• [Stated task]:
Do not include the pictures; repeat the rest of the data exactly.

[Source code of charts]

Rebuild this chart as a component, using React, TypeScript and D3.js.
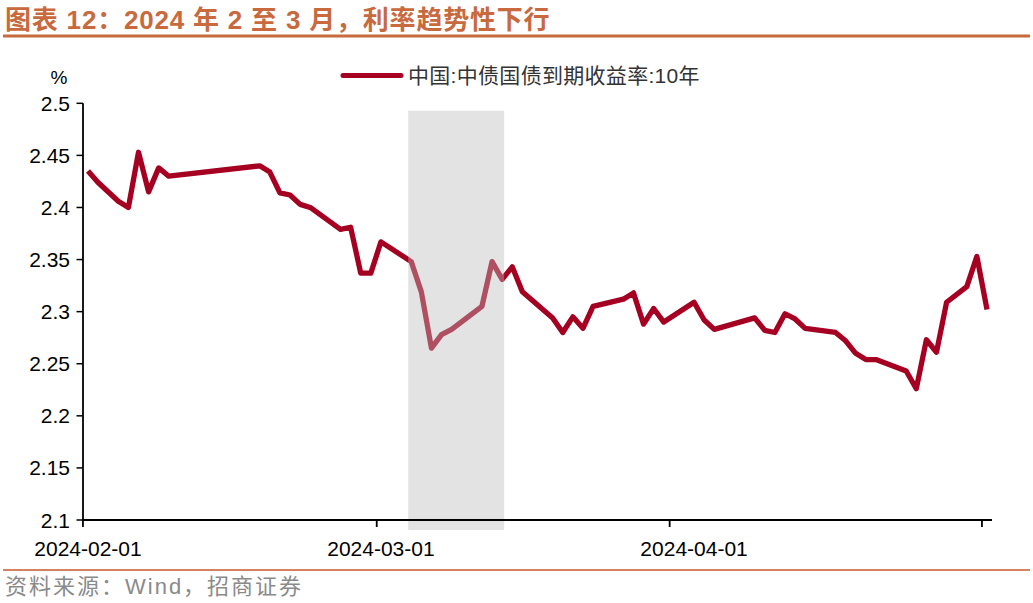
import React from "react";
import * as d3 from "d3";

const dates = ["2024-02-01","2024-02-02","2024-02-04","2024-02-05","2024-02-06","2024-02-07","2024-02-08","2024-02-09","2024-02-18","2024-02-19","2024-02-20","2024-02-21","2024-02-22","2024-02-23","2024-02-26","2024-02-27","2024-02-28","2024-02-29","2024-03-01","2024-03-04","2024-03-05","2024-03-06","2024-03-07","2024-03-08","2024-03-11","2024-03-12","2024-03-13","2024-03-14","2024-03-15","2024-03-18","2024-03-19","2024-03-20","2024-03-21","2024-03-22","2024-03-25","2024-03-26","2024-03-27","2024-03-28","2024-03-29","2024-04-01","2024-04-02","2024-04-03","2024-04-07","2024-04-08","2024-04-09","2024-04-10","2024-04-11","2024-04-12","2024-04-15","2024-04-16","2024-04-17","2024-04-18","2024-04-19","2024-04-22","2024-04-23","2024-04-24","2024-04-25","2024-04-26","2024-04-28","2024-04-29","2024-04-30"];

const yield10y = [2.435,2.424,2.406,2.400,2.453,2.415,2.438,2.430,2.440,2.434,2.414,2.412,2.403,2.400,2.379,2.381,2.337,2.337,
  2.367,2.348,2.319,2.265,2.278,2.283,2.305,2.348,2.331,2.343,2.319,2.294,2.280,2.295,2.284,2.305,2.312,2.318,2.288,2.303,2.290,
  2.309,2.292,2.283,2.294,2.282,2.280,2.298,2.293,2.284,2.280,2.272,2.260,2.254,2.254,2.243,2.226,2.273,2.261,2.309,2.324,2.353,2.302];

const yTicks = [2.1, 2.15, 2.2, 2.25, 2.3, 2.35, 2.4, 2.45, 2.5];
const xLabels = ["2024-02-01", "2024-03-01", "2024-04-01"];
const xTickMarks = ["2024-01-31T12", "2024-02-29T14", "2024-03-29T14", "2024-04-29T12"];
const shadeRange = ["2024-03-04", "2024-03-13"];

const title = "图表 12：2024 年 2 至 3 月，利率趋势性下行";
const seriesName = "中国:中债国债到期收益率:10年";
const source = "资料来源：Wind，招商证券";

export default function App() {
  const W = 1033, H = 603;
  const parse = d3.timeParse("%Y-%m-%d");
  const parseH = d3.timeParse("%Y-%m-%dT%H");
  const x = d3.scaleTime()
    .domain([parse("2024-02-01")!, parse("2024-04-30")!])
    .range([88, 987]);
  const y = d3.scaleLinear().domain([2.1, 2.5]).range([520, 103.3]);
  const pts = dates.map((d, i) => [x(parse(d)!), y(yield10y[i])] as [number, number]);
  const line = d3.line().curve(d3.curveLinear)(pts) || "";

  const axisX0 = 83, axisX1 = 992, axisY = y(2.1);
  const shadeX0 = x(parse(shadeRange[0])!) - 3;
  const shadeX1 = x(parse(shadeRange[1])!) + 2;
  const font = "'Liberation Sans', Arial, 'Noto Sans CJK SC', sans-serif";
  const titleColor = "#C8693E";
  const red = "#A50021";

  return (
    <svg width={W} height={H} style={{ position: "absolute", left: 0, top: 0, background: "#fff" }} fontFamily={font}>
      <rect x={0} y={0} width={W} height={H} fill="#fff" />
      <text x={5} y={29} fontSize={26} fontWeight="bold" fill={titleColor} letterSpacing={0.8}
        fontFamily="'Liberation Sans', 'Noto Sans CJK SC', sans-serif">{title}</text>
      <line x1={3} x2={1030} y1={36} y2={36} stroke={titleColor} strokeWidth={3} />

      {/* legend */}
      <line x1={343} x2={401} y1={75.5} y2={75.5} stroke={red} strokeWidth={5} strokeLinecap="round" />
      <text x={408} y={83} fontSize={21} fill="#333" letterSpacing={0.3}>{seriesName}</text>

      {/* data line */}
      <path d={line} fill="none" stroke={red} strokeWidth={5.3} strokeLinejoin="round" strokeLinecap="butt" />

      {/* shaded period overlay */}
      <rect x={shadeX0} y={y(2.5) + 7.4} width={shadeX1 - shadeX0} height={axisY + 10 - (y(2.5) + 7.4)}
        fill="rgb(189,189,189)" fillOpacity={0.42} />

      {/* axes */}
      <line x1={axisX0} x2={axisX0} y1={y(2.5)} y2={axisY} stroke="#000" strokeWidth={1.8} />
      <line x1={axisX0} x2={axisX1} y1={axisY} y2={axisY} stroke="#000" strokeWidth={1.8} />
      {yTicks.map((t) => (
        <g key={t}>
          <line x1={76.5} x2={axisX0} y1={y(t)} y2={y(t)} stroke="#000" strokeWidth={1.5} />
          <text x={70} y={y(t)} dy="0.36em" fontSize={21} textAnchor="end" fill="#000">{String(t)}</text>
        </g>
      ))}
      <text x={59} y={84} fontSize={19} textAnchor="middle" fill="#000">%</text>
      {xTickMarks.map((t) => (
        <line key={t} x1={x(parseH(t)!)} x2={x(parseH(t)!)} y1={axisY} y2={axisY + 7} stroke="#000" strokeWidth={1.8} />
      ))}
      {xLabels.map((t) => (
        <text key={t} x={x(parse(t)!)} y={556} fontSize={21} textAnchor="middle" fill="#000">{t}</text>
      ))}

      {/* footer */}
      <line x1={3} x2={1030} y1={570} y2={570} stroke="#D3845F" strokeWidth={2} />
      <text x={5} y={594} fontSize={22} fill="#8a8a8a" letterSpacing={2}>{source}</text>
    </svg>
  );
}
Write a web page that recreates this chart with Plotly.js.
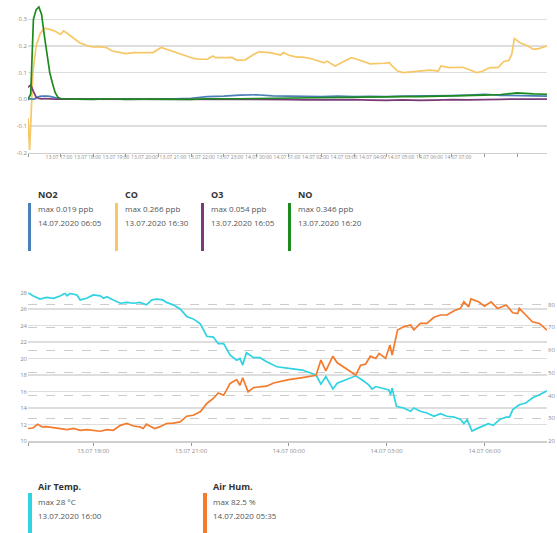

• [Answer]:
Rebuild this chart as a component, using React, TypeScript and D3.js.
import React from "react";
import * as d3 from "d3";

const dates = ["2024-02-01","2024-02-02","2024-02-04","2024-02-05","2024-02-06","2024-02-07","2024-02-08","2024-02-09","2024-02-18","2024-02-19","2024-02-20","2024-02-21","2024-02-22","2024-02-23","2024-02-26","2024-02-27","2024-02-28","2024-02-29","2024-03-01","2024-03-04","2024-03-05","2024-03-06","2024-03-07","2024-03-08","2024-03-11","2024-03-12","2024-03-13","2024-03-14","2024-03-15","2024-03-18","2024-03-19","2024-03-20","2024-03-21","2024-03-22","2024-03-25","2024-03-26","2024-03-27","2024-03-28","2024-03-29","2024-04-01","2024-04-02","2024-04-03","2024-04-07","2024-04-08","2024-04-09","2024-04-10","2024-04-11","2024-04-12","2024-04-15","2024-04-16","2024-04-17","2024-04-18","2024-04-19","2024-04-22","2024-04-23","2024-04-24","2024-04-25","2024-04-26","2024-04-28","2024-04-29","2024-04-30"];

const yield10y = [2.435,2.424,2.406,2.400,2.453,2.415,2.438,2.430,2.440,2.434,2.414,2.412,2.403,2.400,2.379,2.381,2.337,2.337,
  2.367,2.348,2.319,2.265,2.278,2.283,2.305,2.348,2.331,2.343,2.319,2.294,2.280,2.295,2.284,2.305,2.312,2.318,2.288,2.303,2.290,
  2.309,2.292,2.283,2.294,2.282,2.280,2.298,2.293,2.284,2.280,2.272,2.260,2.254,2.254,2.243,2.226,2.273,2.261,2.309,2.324,2.353,2.302];

const yTicks = [2.1, 2.15, 2.2, 2.25, 2.3, 2.35, 2.4, 2.45, 2.5];
const xLabels = ["2024-02-01", "2024-03-01", "2024-04-01"];
const xTickMarks = ["2024-01-31T12", "2024-02-29T14", "2024-03-29T14", "2024-04-29T12"];
const shadeRange = ["2024-03-04", "2024-03-13"];

const title = "图表 12：2024 年 2 至 3 月，利率趋势性下行";
const seriesName = "中国:中债国债到期收益率:10年";
const source = "资料来源：Wind，招商证券";

export default function App() {
  const W = 1033, H = 603;
  const parse = d3.timeParse("%Y-%m-%d");
  const parseH = d3.timeParse("%Y-%m-%dT%H");
  const x = d3.scaleTime()
    .domain([parse("2024-02-01")!, parse("2024-04-30")!])
    .range([88, 987]);
  const y = d3.scaleLinear().domain([2.1, 2.5]).range([520, 103.3]);
  const pts = dates.map((d, i) => [x(parse(d)!), y(yield10y[i])] as [number, number]);
  const line = d3.line().curve(d3.curveLinear)(pts) || "";

  const axisX0 = 83, axisX1 = 992, axisY = y(2.1);
  const shadeX0 = x(parse(shadeRange[0])!) - 3;
  const shadeX1 = x(parse(shadeRange[1])!) + 2;
  const font = "'Liberation Sans', Arial, 'Noto Sans CJK SC', sans-serif";
  const titleColor = "#C8693E";
  const red = "#A50021";

  return (
    <svg width={W} height={H} style={{ position: "absolute", left: 0, top: 0, background: "#fff" }} fontFamily={font}>
      <rect x={0} y={0} width={W} height={H} fill="#fff" />
      <text x={5} y={29} fontSize={26} fontWeight="bold" fill={titleColor} letterSpacing={0.8}
        fontFamily="'Liberation Sans', 'Noto Sans CJK SC', sans-serif">{title}</text>
      <line x1={3} x2={1030} y1={36} y2={36} stroke={titleColor} strokeWidth={3} />

      {/* legend */}
      <line x1={343} x2={401} y1={75.5} y2={75.5} stroke={red} strokeWidth={5} strokeLinecap="round" />
      <text x={408} y={83} fontSize={21} fill="#333" letterSpacing={0.3}>{seriesName}</text>

      {/* data line */}
      <path d={line} fill="none" stroke={red} strokeWidth={5.3} strokeLinejoin="round" strokeLinecap="butt" />

      {/* shaded period overlay */}
      <rect x={shadeX0} y={y(2.5) + 7.4} width={shadeX1 - shadeX0} height={axisY + 10 - (y(2.5) + 7.4)}
        fill="rgb(189,189,189)" fillOpacity={0.42} />

      {/* axes */}
      <line x1={axisX0} x2={axisX0} y1={y(2.5)} y2={axisY} stroke="#000" strokeWidth={1.8} />
      <line x1={axisX0} x2={axisX1} y1={axisY} y2={axisY} stroke="#000" strokeWidth={1.8} />
      {yTicks.map((t) => (
        <g key={t}>
          <line x1={76.5} x2={axisX0} y1={y(t)} y2={y(t)} stroke="#000" strokeWidth={1.5} />
          <text x={70} y={y(t)} dy="0.36em" fontSize={21} textAnchor="end" fill="#000">{String(t)}</text>
        </g>
      ))}
      <text x={59} y={84} fontSize={19} textAnchor="middle" fill="#000">%</text>
      {xTickMarks.map((t) => (
        <line key={t} x1={x(parseH(t)!)} x2={x(parseH(t)!)} y1={axisY} y2={axisY + 7} stroke="#000" strokeWidth={1.8} />
      ))}
      {xLabels.map((t) => (
        <text key={t} x={x(parse(t)!)} y={556} fontSize={21} textAnchor="middle" fill="#000">{t}</text>
      ))}

      {/* footer */}
      <line x1={3} x2={1030} y1={570} y2={570} stroke="#D3845F" strokeWidth={2} />
      <text x={5} y={594} fontSize={22} fill="#8a8a8a" letterSpacing={2}>{source}</text>
    </svg>
  );
}
Write a web page that recreates this chart with Plotly.js.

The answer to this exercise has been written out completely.